10

Storytelling for donors

Executive summary, language of the application, common mistakes.

4 quiz questions

Why style and delivery matter

The reviewer of a typical competition reads 20-50 applications. They are tired, time-pressed, and often decide about your application in 15-20 minutes. Your job is to help them say "yes" as quickly as possible, removing cognitive load.

Executive summary

The executive summary is a 1-2 page condensed version of the application. In 80% of cases it is what the reviewer reads first.
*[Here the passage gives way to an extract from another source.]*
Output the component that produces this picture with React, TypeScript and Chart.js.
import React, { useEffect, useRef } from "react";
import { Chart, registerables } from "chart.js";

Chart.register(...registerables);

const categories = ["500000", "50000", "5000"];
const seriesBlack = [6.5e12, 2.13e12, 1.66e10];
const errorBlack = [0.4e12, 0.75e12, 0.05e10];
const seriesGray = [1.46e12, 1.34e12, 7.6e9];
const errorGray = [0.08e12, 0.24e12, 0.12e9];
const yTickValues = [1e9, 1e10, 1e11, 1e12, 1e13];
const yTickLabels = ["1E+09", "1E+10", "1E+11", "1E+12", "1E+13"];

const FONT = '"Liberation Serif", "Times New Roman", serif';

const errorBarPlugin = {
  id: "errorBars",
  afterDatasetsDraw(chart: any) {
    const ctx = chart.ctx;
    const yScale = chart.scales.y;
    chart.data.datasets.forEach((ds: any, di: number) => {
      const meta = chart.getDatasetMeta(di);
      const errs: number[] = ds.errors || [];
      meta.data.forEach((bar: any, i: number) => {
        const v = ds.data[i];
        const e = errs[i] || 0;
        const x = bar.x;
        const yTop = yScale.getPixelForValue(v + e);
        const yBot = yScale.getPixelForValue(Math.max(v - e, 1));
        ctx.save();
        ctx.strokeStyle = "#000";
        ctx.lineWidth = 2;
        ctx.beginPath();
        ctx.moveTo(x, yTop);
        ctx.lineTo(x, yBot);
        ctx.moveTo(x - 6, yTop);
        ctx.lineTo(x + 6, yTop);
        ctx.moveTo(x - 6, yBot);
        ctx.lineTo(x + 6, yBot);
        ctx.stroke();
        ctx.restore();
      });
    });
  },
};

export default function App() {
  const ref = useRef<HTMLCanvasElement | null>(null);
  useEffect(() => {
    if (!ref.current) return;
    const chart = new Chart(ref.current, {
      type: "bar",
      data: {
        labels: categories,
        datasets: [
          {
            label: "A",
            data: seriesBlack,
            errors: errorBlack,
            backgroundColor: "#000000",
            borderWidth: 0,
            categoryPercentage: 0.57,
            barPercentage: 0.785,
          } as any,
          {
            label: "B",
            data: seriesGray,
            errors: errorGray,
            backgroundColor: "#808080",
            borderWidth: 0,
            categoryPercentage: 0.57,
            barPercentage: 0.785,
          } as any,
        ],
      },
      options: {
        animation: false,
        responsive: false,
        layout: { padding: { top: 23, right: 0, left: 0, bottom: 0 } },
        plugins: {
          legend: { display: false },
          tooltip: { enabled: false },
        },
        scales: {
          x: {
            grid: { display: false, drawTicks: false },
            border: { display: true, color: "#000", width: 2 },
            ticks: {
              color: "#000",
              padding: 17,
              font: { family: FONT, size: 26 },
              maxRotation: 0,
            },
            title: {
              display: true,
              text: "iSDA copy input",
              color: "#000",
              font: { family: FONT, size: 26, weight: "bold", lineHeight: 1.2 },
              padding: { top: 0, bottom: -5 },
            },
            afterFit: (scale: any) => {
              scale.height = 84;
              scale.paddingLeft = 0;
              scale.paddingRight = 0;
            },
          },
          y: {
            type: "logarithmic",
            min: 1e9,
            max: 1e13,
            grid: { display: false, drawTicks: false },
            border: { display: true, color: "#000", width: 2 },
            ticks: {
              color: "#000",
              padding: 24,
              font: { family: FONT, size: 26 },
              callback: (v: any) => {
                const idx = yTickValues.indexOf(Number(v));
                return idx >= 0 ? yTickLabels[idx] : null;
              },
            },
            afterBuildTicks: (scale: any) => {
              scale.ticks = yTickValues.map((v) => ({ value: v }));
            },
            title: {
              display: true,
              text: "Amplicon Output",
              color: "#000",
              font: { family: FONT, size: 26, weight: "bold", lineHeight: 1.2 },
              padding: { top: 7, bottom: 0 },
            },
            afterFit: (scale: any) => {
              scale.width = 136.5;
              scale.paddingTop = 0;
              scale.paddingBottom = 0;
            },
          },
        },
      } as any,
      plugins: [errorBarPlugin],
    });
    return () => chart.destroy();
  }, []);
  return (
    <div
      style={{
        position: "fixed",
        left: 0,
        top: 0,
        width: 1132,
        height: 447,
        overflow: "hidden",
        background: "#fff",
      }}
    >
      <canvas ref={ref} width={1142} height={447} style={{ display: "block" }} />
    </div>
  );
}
Often it decides whether the rest is read carefully.

What the executive summary must contain

Problem: 2-3 sentences with key numbers.
Solution: your approach, what is special about it.
Target audience: who and how many.
Expected results: 2-3 key outcomes with numbers.
Budget and timeframe: total amount, period.
Why you: 1 sentence on relevant organizational experience.
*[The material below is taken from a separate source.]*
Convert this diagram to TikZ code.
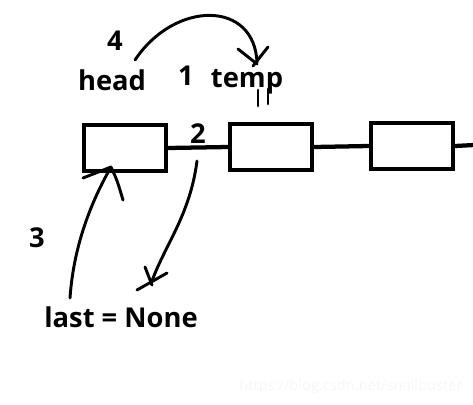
\documentclass[tikz,border=0pt]{standalone}
\usepackage{fontspec}
\setmainfont{Open Sans}
\usepackage{xcolor}
\usepackage{tikz}
\usetikzlibrary{positioning}

\tikzset{
  cell/.style={draw, line width=3pt, minimum width=61.5pt, minimum height=34.5pt, inner sep=0pt},
  link/.style={line width=3.2pt},
  hand/.style={line width=2.2pt, line cap=round, line join=round},
  lbl/.style={font=\fontsize{20.5}{22}\selectfont\bfseries, anchor=base, inner sep=0pt}
}

\begin{document}
\begin{tikzpicture}[x=0.75pt, y=-0.75pt]
\useasboundingbox (0,0) rectangle (473,404);

% linked list
\node[cell] (n1) at (125,148) {};
\node[cell] (n2) at (271,147) {};
\node[cell] (n3) at (412,146) {};
\coordinate (tail) at (474,145);
\draw[link] (n1.east) -- (n2.west);
\draw[link] (n2.east) -- (n3.west);
\draw[link] (n3.east) -- (tail);

% labels
\node[lbl] (four) at (115,50) {4};
\node[lbl] (head) at (112,90) {head};
\node[lbl] (one)  at (186,85) {1};
\node[lbl] (temp) at (247,87) {temp};
\node[lbl] (two)  at (198,143) {2};
\node[lbl] (three) at (37,247) {3};
\node[lbl] (last) at (121,327) {last = None};

% step 4: head -> temp
\coordinate (s4a) at (135,60);
\coordinate (s4b) at (257,63);
\draw[hand] (s4a) .. controls (175,0) and (255,0) .. (s4b);
\draw[hand] (238,49) -- (257,64);
\draw[hand] (268,47) -- (253,66);
\draw[hand] (258,90) -- (258,106);
\draw[hand] (268,89) -- (268,104);

% step 3: last -> first cell
\coordinate (s3a) at (70,298);
\coordinate (s3b) at (111,167);
\draw[hand] (s3a) .. controls (74,240) and (95,195) .. (s3b);
\draw[hand] (83,178) -- (s3b) .. controls (117,180) .. (123,200);

% step 2: link -> None
\coordinate (s2a) at (197,161);
\coordinate (s2b) at (152,281);
\draw[hand] (s2a) .. controls (190,215) and (165,245) .. (s2b);
\draw[hand] (145,267) -- (152,285);
\draw[hand] (137,290) -- (167,273);

% watermark
\node[anchor=base, inner sep=0pt, text=gray!6, font=\fontsize{11}{12}\selectfont] (mark) at (351,390) {https://blog.csdn.net/snailbuster};
\end{tikzpicture}
\end{document}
If your executive summary contains no numbers — rewrite it.

Language of the application

What to avoid

Vague adjectives: "significantly", "effectively", "comprehensively", "innovatively" — without explaining what they mean.
Filler words: "to the maximum", "in general", "completely", "etc.".
General slogans: "youth is our future", "investment in human capital".
Unexplained jargon: donor-community acronyms without definition.

What works

Specifics and numbers: "200 IDPs from Chernihiv Oblast, 18-30 years old".
Action verbs: "increase", "achieve", "engage", "raise".
Short sentences, clear structure: subheaders, bullets, highlights.
Concrete examples and cases that back abstract claims.

Addressing evaluation criteria

If the CfP says "innovation — 20 points", your application must have a dedicated paragraph (or subheader) clearly answering "in what way is it innovative?". Don't make the reviewer hunt — hand it over.
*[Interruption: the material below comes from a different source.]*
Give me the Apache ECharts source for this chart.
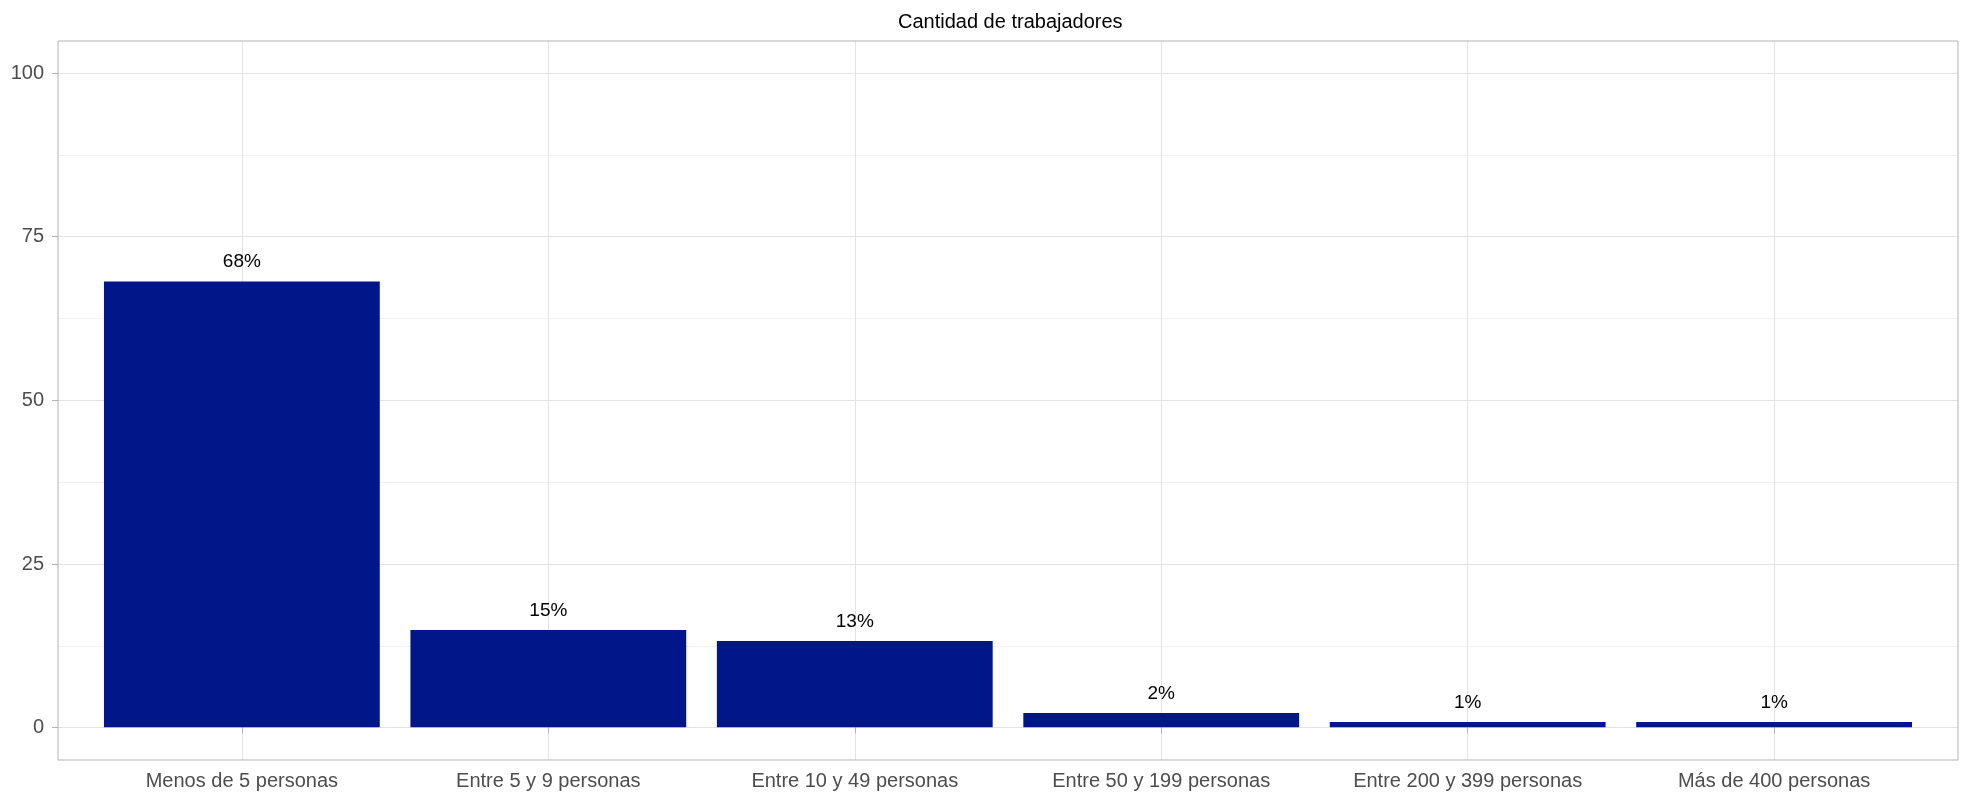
<!DOCTYPE html>
<html>
<head>
<meta charset="utf-8">
<script src="https://cdn.jsdelivr.net/npm/echarts@6/dist/echarts.min.js"></script>
<style>
html,body{margin:0;padding:0;background:#fff;}
#chart{width:1968px;height:794px;}
</style>
</head>
<body>
<div id="chart"></div>
<script>
const categories = ['Menos de 5 personas','Entre 5 y 9 personas','Entre 10 y 49 personas','Entre 50 y 199 personas','Entre 200 y 399 personas','Más de 400 personas'];
const values = [68.2, 14.9, 13.2, 2.2, 0.8, 0.8];
const valueLabels = ['68%','15%','13%','2%','1%','1%'];
const yTicks = [0, 25, 50, 75, 100];
const titleText = 'Cantidad de trabajadores';

const FONT = 'Liberation Sans, Arial, Helvetica, sans-serif';
const chart = echarts.init(document.getElementById('chart'), null, {renderer:'canvas'});

chart.setOption({
  animation: false,
  backgroundColor: '#ffffff',
  textStyle: {fontFamily: FONT},
  title: {
    text: titleText,
    left: 893, top: 7,
    textStyle: {fontFamily: FONT, fontSize: 20, fontWeight: 'normal', color: '#000'}
  },
  grid: [
    {left: 88.65, right: 40.65, top: 41, bottom: 34},
    {left: 58, right: 10, top: 73, bottom: 66.3},
    {left: 58, right: 10, top: 41, bottom: 34, show: true, borderColor: '#b3b3b3', borderWidth: 1, backgroundColor: 'transparent', z: 5}
  ],
  xAxis: [
    {
      type: 'category', gridIndex: 0, data: categories,
      axisLine: {show: false},
      axisTick: {show: true, alignWithLabel: true, length: 6, lineStyle: {color: '#b3b3b3'}},
      axisLabel: {fontFamily: FONT, fontSize: 20, color: '#4d4d4d', margin: 11, interval: 0},
      splitLine: {show: true, alignWithLabel: true, lineStyle: {color: '#e3e3e3', width: 1}}
    },
    {type: 'category', gridIndex: 1, data: categories, show: false},
    {type: 'value', gridIndex: 2, show: false, min: 0, max: 1}
  ],
  yAxis: [
    {type: 'value', gridIndex: 0, min: -5, max: 105, show: false, splitLine: {show: false}},
    {
      type: 'value', gridIndex: 1, min: 0, max: 100, interval: 25,
      axisLine: {show: false},
      axisTick: {show: true, length: 6, lineStyle: {color: '#b3b3b3'}},
      axisLabel: {fontFamily: FONT, fontSize: 20, color: '#4d4d4d', margin: 14,
        customValues: yTicks},
      splitLine: {show: true, lineStyle: {color: '#e3e3e3', width: 1}},
      minorTick: {show: false, splitNumber: 2},
      minorSplitLine: {show: true, lineStyle: {color: '#f1f1f1', width: 1}}
    },
    {type: 'value', gridIndex: 2, show: false, min: 0, max: 1}
  ],
  series: [
    {
      type: 'bar', xAxisIndex: 0, yAxisIndex: 0,
      data: values,
      barWidth: '90%',
      z: 3,
      itemStyle: {color: '#001689'},
      label: {
        show: true, position: 'top', distance: 10,
        fontFamily: FONT, fontSize: 19, color: '#000',
        formatter: p => valueLabels[p.dataIndex]
      }
    }
  ]
});
</script>
</body>
</html>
Final pre-submission checklist

Submit 24 hours before deadline — not in the last hours.
Verify every budget formula (especially Excel SUM).
Let a "cold reader" — someone not involved in the project — read the application.
Confirm you answered every template item, in the correct order.
Make sure all annexes are attached, files named correctly, versions current.

Submitting in the last hours = submitting with errors. The professional standard respects both your time and the reviewer's.